- STATED GOAL
Find the string "with" in the records. Copy every line it appears in.

- MATERIAL PROVIDED
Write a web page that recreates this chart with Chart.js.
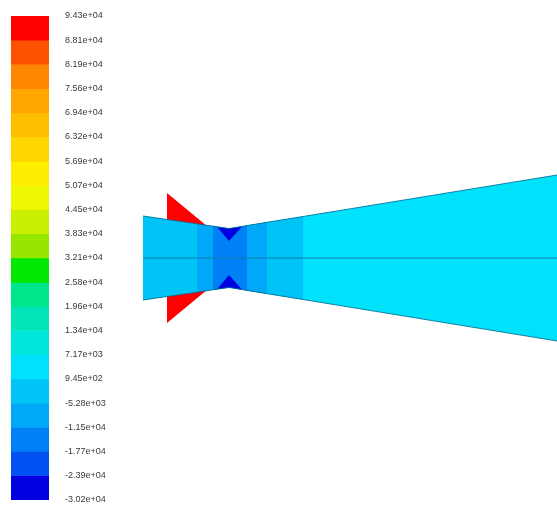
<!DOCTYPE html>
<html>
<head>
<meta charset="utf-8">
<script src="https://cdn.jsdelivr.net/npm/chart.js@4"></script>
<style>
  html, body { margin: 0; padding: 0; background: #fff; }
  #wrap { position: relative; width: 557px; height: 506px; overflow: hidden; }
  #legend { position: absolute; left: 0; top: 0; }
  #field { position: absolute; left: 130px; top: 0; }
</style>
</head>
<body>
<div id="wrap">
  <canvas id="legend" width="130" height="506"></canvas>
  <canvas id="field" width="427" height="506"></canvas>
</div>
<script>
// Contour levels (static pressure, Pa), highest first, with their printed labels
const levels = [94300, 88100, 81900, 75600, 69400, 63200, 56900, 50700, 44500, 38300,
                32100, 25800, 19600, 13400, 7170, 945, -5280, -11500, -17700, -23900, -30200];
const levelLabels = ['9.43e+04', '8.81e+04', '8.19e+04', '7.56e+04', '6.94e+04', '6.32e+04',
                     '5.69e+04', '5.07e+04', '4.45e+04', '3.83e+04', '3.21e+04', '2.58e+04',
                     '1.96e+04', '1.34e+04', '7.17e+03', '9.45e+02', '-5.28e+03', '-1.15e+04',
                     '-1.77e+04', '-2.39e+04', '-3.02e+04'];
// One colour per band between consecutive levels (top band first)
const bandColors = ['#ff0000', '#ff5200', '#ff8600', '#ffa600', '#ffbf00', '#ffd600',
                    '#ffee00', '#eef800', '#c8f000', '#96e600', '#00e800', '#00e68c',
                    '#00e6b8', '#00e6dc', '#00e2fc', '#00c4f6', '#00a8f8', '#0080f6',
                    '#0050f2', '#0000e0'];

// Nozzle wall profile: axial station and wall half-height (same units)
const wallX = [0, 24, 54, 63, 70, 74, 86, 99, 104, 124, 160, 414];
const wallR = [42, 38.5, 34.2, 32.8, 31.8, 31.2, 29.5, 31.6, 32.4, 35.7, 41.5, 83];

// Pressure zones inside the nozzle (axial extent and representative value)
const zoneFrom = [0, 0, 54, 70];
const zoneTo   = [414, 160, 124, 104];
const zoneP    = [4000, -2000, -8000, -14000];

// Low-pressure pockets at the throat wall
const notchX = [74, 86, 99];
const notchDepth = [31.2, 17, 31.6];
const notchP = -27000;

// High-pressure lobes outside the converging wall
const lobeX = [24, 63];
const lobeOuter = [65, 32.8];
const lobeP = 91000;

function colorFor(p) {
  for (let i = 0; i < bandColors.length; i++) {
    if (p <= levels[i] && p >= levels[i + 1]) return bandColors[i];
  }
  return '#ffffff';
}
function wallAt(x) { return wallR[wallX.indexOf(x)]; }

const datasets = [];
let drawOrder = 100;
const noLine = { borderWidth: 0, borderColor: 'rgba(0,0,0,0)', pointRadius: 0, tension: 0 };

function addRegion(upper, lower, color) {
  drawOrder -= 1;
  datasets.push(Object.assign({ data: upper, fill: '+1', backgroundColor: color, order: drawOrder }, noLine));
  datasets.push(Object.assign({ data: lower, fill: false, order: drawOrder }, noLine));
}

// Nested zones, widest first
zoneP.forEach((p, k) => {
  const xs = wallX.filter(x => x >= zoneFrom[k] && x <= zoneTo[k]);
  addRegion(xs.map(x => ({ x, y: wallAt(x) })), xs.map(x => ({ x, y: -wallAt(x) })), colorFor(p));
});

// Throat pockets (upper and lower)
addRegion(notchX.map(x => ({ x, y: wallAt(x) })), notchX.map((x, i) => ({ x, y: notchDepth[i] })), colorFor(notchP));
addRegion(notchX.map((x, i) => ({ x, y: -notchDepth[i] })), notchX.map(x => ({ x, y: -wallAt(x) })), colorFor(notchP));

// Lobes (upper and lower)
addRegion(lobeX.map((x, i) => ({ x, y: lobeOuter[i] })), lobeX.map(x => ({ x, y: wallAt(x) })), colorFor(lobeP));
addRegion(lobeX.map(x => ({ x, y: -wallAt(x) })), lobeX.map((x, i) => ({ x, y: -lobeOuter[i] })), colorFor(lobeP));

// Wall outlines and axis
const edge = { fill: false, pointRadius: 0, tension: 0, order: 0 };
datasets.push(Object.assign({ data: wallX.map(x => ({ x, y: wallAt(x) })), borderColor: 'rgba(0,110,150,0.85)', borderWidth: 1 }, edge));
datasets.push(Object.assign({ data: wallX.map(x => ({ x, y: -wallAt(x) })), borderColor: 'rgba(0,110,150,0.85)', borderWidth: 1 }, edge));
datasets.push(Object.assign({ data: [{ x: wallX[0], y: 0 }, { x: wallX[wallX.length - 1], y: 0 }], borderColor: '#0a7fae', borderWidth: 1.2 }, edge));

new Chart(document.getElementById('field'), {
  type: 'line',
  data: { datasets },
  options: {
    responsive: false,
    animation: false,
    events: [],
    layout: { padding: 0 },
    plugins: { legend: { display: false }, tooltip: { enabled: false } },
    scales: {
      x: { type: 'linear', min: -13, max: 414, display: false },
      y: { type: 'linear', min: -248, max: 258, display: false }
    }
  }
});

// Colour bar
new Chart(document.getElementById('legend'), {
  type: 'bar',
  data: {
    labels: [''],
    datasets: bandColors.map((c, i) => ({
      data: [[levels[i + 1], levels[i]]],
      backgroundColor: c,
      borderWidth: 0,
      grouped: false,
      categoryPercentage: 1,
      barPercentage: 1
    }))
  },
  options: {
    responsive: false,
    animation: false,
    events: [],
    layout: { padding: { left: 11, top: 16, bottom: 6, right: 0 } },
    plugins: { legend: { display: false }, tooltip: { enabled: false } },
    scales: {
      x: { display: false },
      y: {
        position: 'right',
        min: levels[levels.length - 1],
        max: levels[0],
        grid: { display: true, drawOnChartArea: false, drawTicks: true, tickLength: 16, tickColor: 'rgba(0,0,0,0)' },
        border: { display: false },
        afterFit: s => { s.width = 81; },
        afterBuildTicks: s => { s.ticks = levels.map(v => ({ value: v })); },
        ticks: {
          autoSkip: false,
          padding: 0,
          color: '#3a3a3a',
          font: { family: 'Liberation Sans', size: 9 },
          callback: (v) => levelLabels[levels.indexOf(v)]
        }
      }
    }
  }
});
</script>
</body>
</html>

--

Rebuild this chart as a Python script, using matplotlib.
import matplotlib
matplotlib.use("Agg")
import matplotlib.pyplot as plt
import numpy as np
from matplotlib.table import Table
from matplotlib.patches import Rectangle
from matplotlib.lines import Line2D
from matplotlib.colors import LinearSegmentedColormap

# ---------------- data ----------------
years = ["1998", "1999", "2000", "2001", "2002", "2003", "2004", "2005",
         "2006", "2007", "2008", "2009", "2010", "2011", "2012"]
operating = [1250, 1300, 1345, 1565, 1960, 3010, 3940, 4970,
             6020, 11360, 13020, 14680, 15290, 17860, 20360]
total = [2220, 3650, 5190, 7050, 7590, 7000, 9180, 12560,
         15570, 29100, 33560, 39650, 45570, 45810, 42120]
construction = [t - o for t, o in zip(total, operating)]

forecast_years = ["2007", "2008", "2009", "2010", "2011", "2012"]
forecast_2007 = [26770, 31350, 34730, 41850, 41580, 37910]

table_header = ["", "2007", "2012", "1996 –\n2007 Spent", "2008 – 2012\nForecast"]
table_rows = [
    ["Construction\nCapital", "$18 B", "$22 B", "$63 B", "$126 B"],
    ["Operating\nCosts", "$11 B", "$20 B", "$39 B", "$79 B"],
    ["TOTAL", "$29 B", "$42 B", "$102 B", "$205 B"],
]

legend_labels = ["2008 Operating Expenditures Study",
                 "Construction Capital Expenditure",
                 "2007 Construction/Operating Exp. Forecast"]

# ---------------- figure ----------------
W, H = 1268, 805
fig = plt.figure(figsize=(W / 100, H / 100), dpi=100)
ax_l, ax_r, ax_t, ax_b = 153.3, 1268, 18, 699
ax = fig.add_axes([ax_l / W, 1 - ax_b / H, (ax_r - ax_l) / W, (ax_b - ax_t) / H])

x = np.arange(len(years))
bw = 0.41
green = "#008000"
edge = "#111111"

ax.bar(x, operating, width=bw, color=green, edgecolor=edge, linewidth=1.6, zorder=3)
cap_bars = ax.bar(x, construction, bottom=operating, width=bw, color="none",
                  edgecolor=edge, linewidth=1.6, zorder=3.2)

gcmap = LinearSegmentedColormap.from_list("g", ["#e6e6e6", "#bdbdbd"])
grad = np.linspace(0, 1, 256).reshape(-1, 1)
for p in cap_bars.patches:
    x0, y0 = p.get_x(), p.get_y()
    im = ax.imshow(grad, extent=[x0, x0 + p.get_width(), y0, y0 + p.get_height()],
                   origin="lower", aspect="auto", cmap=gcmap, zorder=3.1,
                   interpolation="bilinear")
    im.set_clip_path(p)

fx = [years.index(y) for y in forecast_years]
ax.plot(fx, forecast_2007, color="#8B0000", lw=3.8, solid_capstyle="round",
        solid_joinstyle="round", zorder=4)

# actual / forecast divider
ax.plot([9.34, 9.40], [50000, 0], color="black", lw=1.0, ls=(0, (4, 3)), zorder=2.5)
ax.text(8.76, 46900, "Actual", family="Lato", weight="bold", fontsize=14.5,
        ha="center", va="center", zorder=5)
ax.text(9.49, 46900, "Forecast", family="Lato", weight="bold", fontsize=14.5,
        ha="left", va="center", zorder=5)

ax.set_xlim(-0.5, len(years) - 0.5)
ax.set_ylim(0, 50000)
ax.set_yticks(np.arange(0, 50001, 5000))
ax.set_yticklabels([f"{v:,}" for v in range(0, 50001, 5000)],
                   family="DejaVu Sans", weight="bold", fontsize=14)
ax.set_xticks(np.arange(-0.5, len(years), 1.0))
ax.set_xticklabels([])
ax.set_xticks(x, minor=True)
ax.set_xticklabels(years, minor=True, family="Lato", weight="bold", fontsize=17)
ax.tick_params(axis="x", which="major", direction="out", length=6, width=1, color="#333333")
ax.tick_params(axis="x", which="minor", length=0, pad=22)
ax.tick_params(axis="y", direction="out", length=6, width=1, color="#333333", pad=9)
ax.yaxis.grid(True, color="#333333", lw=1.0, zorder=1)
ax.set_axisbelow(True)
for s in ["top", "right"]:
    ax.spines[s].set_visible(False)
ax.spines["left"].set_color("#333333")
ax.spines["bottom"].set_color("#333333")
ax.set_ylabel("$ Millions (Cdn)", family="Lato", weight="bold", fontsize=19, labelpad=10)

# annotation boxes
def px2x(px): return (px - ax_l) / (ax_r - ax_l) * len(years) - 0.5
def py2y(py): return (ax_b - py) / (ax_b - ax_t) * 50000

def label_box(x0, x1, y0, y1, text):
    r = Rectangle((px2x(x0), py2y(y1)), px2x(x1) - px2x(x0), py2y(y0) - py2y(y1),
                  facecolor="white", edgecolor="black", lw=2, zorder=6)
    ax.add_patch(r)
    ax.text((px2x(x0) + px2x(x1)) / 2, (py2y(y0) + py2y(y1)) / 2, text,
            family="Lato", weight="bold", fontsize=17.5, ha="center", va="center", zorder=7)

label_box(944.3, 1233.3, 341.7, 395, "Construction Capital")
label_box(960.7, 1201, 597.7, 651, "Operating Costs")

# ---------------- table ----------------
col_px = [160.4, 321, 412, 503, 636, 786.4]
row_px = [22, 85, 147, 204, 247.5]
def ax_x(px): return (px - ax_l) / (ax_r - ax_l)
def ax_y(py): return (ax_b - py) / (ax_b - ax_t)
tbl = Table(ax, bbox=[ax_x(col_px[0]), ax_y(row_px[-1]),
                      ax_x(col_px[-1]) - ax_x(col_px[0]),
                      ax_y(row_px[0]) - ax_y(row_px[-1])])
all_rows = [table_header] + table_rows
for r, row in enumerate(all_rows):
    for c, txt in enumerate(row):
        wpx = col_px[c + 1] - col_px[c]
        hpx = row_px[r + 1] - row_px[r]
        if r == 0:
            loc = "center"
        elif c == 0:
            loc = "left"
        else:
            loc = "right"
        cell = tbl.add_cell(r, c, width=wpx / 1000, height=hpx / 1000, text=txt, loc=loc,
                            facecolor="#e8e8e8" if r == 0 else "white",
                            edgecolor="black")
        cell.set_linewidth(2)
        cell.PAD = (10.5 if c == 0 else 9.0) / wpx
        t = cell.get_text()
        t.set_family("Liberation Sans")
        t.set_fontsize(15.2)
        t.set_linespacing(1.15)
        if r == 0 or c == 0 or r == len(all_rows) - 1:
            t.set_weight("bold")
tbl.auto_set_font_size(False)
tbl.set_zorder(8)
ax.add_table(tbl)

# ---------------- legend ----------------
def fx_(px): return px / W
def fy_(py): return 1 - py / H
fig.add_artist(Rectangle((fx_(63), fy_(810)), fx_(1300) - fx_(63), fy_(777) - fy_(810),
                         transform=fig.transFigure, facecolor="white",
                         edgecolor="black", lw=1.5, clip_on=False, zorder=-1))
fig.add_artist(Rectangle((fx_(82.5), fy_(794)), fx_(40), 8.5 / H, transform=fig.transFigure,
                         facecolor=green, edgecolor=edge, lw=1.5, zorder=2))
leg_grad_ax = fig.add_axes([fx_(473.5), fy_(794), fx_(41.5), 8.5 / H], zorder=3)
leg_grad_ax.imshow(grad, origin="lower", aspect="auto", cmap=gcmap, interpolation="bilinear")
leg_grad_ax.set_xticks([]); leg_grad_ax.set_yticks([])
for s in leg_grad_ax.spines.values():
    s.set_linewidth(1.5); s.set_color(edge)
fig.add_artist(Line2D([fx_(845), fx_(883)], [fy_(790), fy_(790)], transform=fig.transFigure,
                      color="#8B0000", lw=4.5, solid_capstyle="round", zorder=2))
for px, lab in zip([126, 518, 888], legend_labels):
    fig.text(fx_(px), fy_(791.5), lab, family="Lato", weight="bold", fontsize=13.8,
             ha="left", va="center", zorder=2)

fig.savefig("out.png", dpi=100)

- THE OUTPUT
Write a web page that recreates this chart with Chart.js.
// Contour levels (static pressure, Pa), highest first, with their printed labels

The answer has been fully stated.